# E61 Group Head Cross Threading (Rocket R58)



## ZNerses (Sep 4, 2016)

Having searched and searched it looks as if nobody has had this problem. I recently disassembled the lever mechanism on the E16 group head for cleaning and lubricating (was getting a little stiff and squeaky). The machine is less than a year old so all components were actually fine. But upon re-assembly I hit a dead end when I found out that the main bolt that screws into the side female hole was going in at an angle. After checking and trying I realized that the threads of the female were very badly crossed/worn. I had never unscrewed this before. It totally renders the machine useless as I cannot put the lever together again (not only does it leak but the cam is not true and stiff). Can anyone recommend a remedy? Is there a way of fixing this (there is plenty of good thread left deeper in). The male bolt in question (part 527177 see attached) actually looks fine (I wish it was the opposite) so does this mean the entire group head shell will need replacing?

Furthermore has anyone experienced a vibrating pump? The pressure gauge fluctuates during coffee extraction (+/- 1.5bars) and has become noisier. Pump replacement job?

Zhirayr


----------



## DavecUK (Aug 6, 2013)

Unfortunately you have cross threaded it when you re-tightened. The best way around the problem is to see if you can clean the threads out and try to rectify the portion where you have cross threaded it. Your success chances will depend on how much force you used when screwing it back together. My guess would be plenty.

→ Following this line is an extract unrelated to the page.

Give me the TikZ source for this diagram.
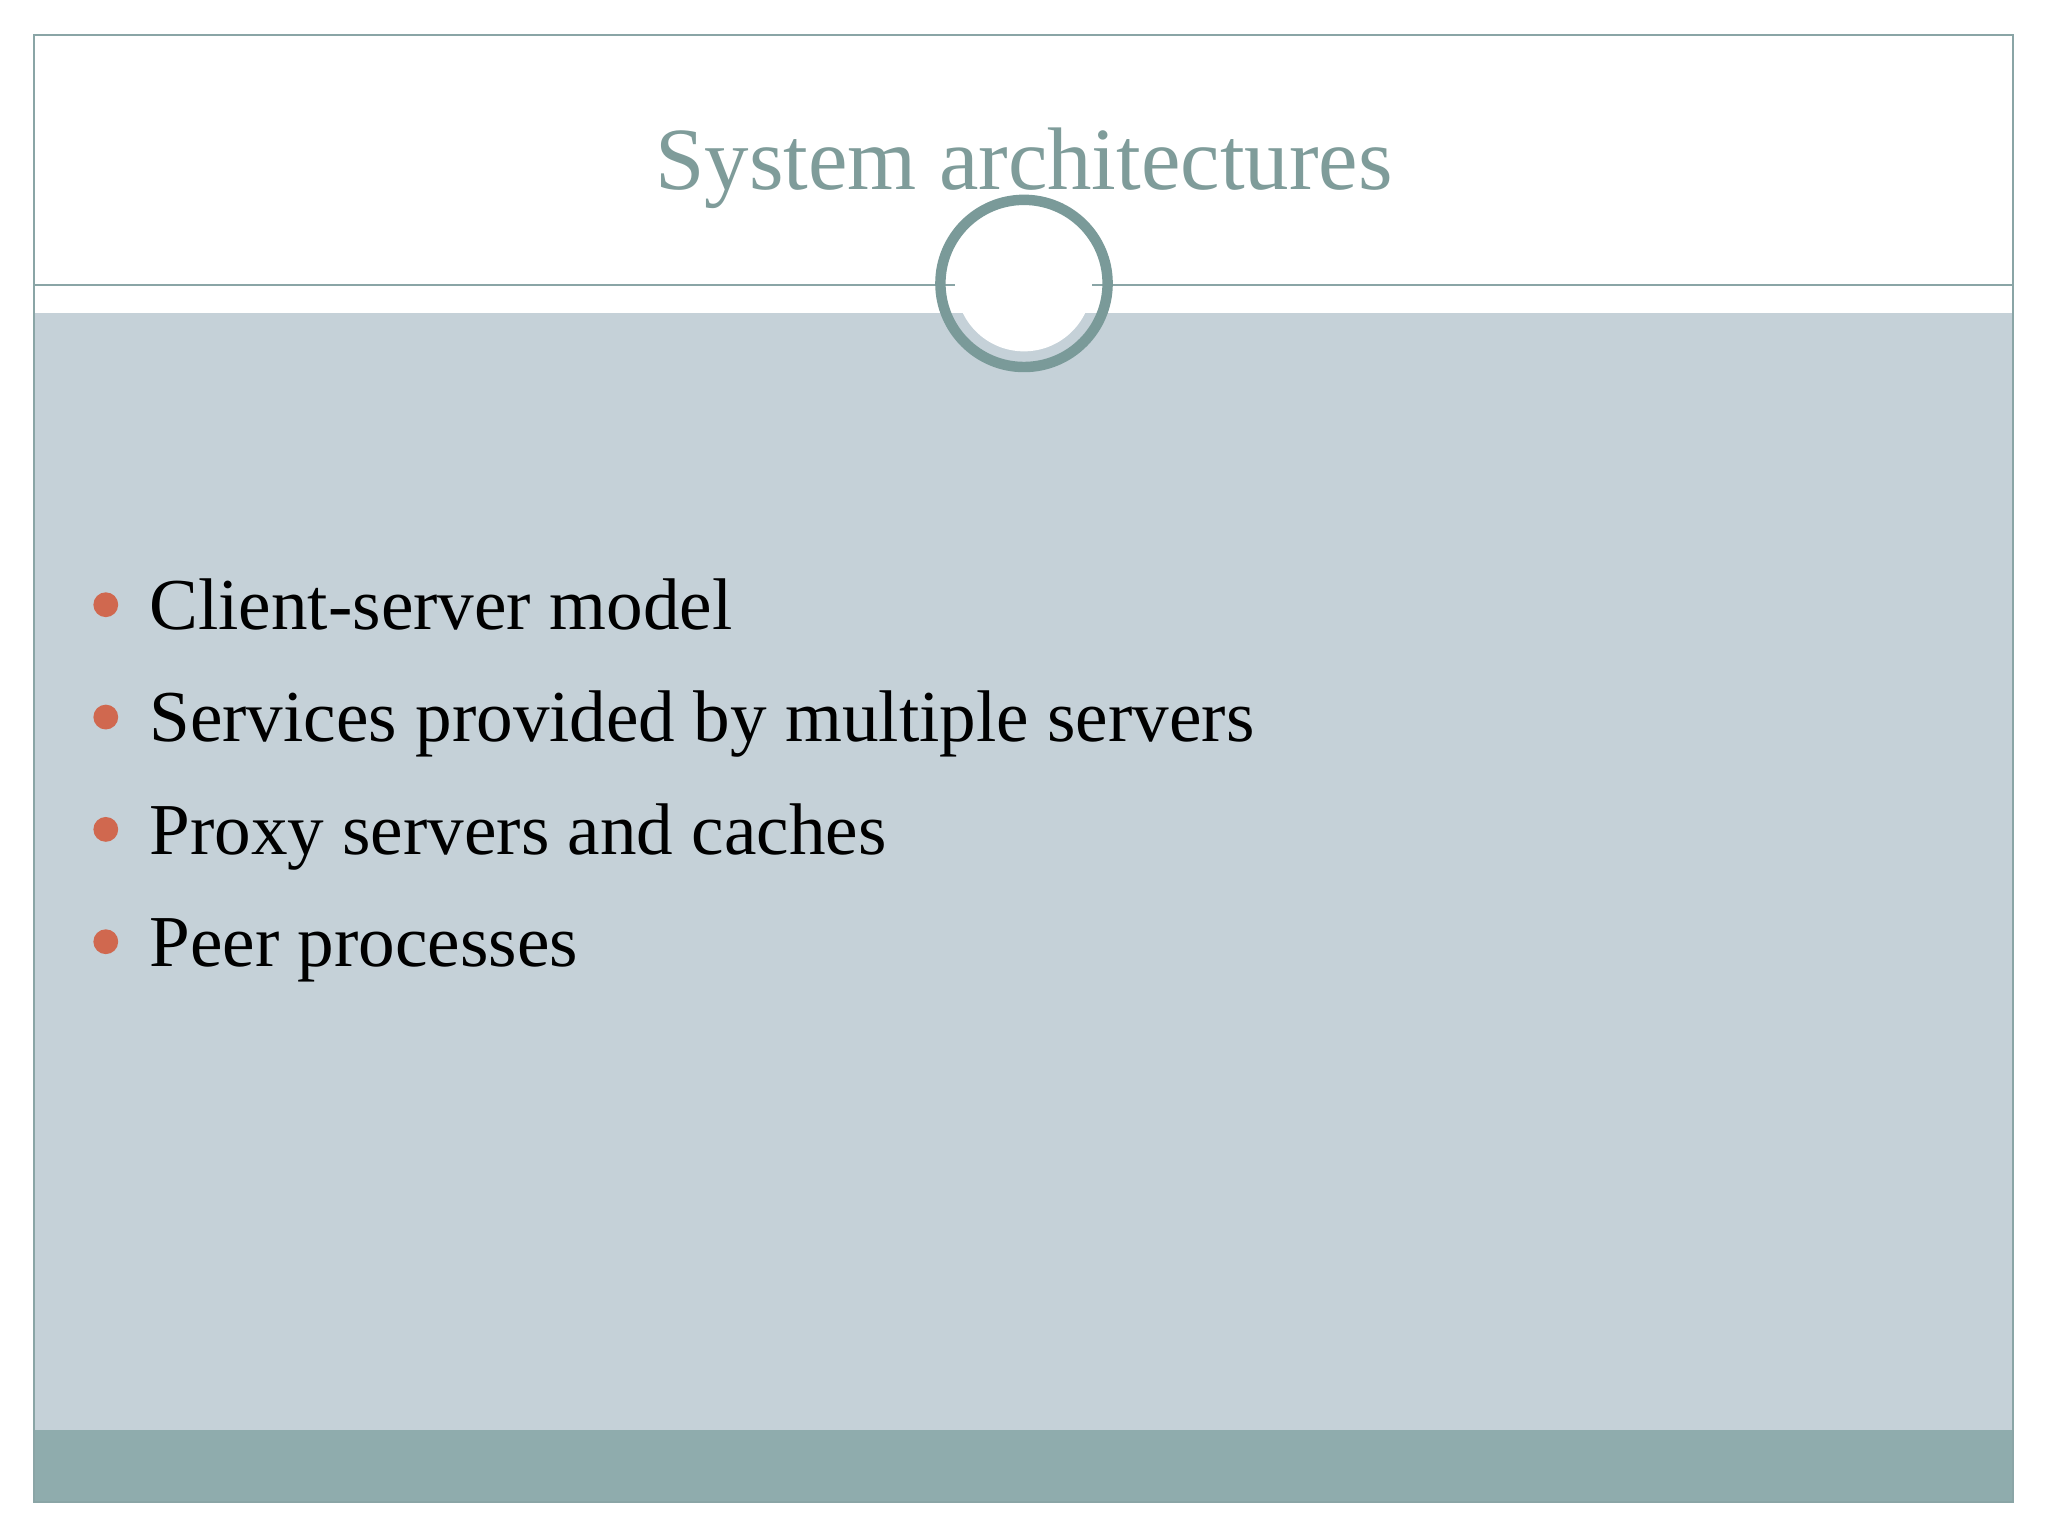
\documentclass[tikz,border=0pt]{standalone}
\usepackage{fontspec}
\setmainfont{Liberation Serif}
\definecolor{frame}{HTML}{8AA5A6}
\definecolor{body}{HTML}{C5D1D8}
\definecolor{foot}{HTML}{8FACAD}
\definecolor{ring}{HTML}{7A9A99}
\definecolor{titlec}{HTML}{7F9C9A}
\definecolor{dotc}{HTML}{D0684F}
\tikzset{bullet/.style={anchor=base west,font=\fontsize{28}{30}\selectfont,inner sep=0pt},
 dot/.style={circle,fill=dotc,inner sep=0pt,minimum size=9.5pt}}
\begin{document}
\begin{tikzpicture}[x=0.5pt,y=-0.5pt]
\useasboundingbox (0,0) rectangle (1568,1176);
\fill[white] (0,0) rectangle (1568,1176);
\fill[body] (26,240) rectangle (1541,1095);
\fill[foot] (26,1095) rectangle (1541,1150);
\draw[frame,line width=0.6pt] (26,27) rectangle (1541,1150);
\draw[frame,line width=0.6pt] (26,218) -- (731,218);
\draw[frame,line width=0.6pt] (836,218) -- (1541,218);
\fill[white] (784,217) circle[radius=52];
\node[circle,draw=ring,line width=4pt,minimum size=64pt,inner sep=0pt] (ring) at (784,217) {};
\node[anchor=base,text=titlec,font=\fontsize{34}{36}\selectfont,inner sep=0pt] (title) at (784,145) {System architectures};
\node[dot] (d1) at (81,463) {};
\node[dot] (d2) at (81,549) {};
\node[dot] (d3) at (81,635) {};
\node[dot] (d4) at (81,721) {};
\node[bullet] (b1) at (114,482) {Client-server model};
\node[bullet] (b2) at (114,568) {Services provided by multiple servers};
\node[bullet] (b3) at (114,654) {Proxy servers and caches};
\node[bullet] (b4) at (114,740) {Peer processes};
\end{tikzpicture}
\end{document}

You can try a thread file, or thread restorer they might be called. You can get special ones for the inner thread, other than that you may have to use a tap and go carefully. It can be repaired, but I suspect you may not have the skill to do it. Perhaps seek out a local machine/metalworking firm.

Of course this is all a guess, because you have not posted a photo of the damaged thread?


----------



## MediumRoastSteam (Jul 7, 2015)

Re: the pump, there was someone else here with the same issue but with a Cellini.

Rocket Cellini Evoluzione bar meter jumping

https://r.tapatalk.com/shareLink?url=http%3A%2F%2Fcoffeeforums%2Eco%2Euk%2Fshowthread%2Ephp%3Ft%3D31748&share_tid=31748&share_fid=6813&share_type=t


----------



## ZNerses (Sep 4, 2016)

Thanks for the replies. After filing down some outer threading I managed to screw the bolt back on evenly but yes it was very very tight (needed a wrench). To be honest it was tight when I undid it so I'm not sure if it was me who crossed the threading :S. The male bolt seems so much harder than the female threading (the plated brass is just too soft). The interesting thing is that my two issues seem to have been inter-linked but I cannot understand how. After re-assembling the lever mechanism (with some lubricant) the aggressive pump vibrations have ceased. The coffee extraction is now extremely smooth with stable pressure. This leads me to ask - how does the lever work? Why is there a spring mechanism between the main bolt and the lever? Is there some kind of hydraulic mechanism in place?


----------



## DavecUK (Aug 6, 2013)

ZNerses said:


> Thanks for the replies. After filing down some outer threading I managed to screw the bolt back on evenly but yes it was very very tight (needed a wrench). To be honest it was tight when I undid it so I'm not sure if it was me who crossed the threading :S. The male bolt seems so much harder than the female threading (the plated brass is just too soft). The interesting thing is that my two issues seem to have been inter-linked but I cannot understand how. After re-assembling the lever mechanism (with some lubricant) the aggressive pump vibrations have ceased. The coffee extraction is now extremely smooth with stable pressure. This leads me to ask - how does the lever work? Why is there a spring mechanism between the main bolt and the lever? Is there some kind of hydraulic mechanism in place?


For sure you cross threaded it, the factories that make these make so many and would never let one through that had a cross threaded group lever support housing, the worker would just bin it and it would get melted down again. It is possible with the Rocket group that they use some steel parts mixed in...I remember Meo explaining once that an upper part of the group was steel apparently. If you want to know how it all works..

http://coffeetime.wikidot.com/search:site/q/e61%20group


----------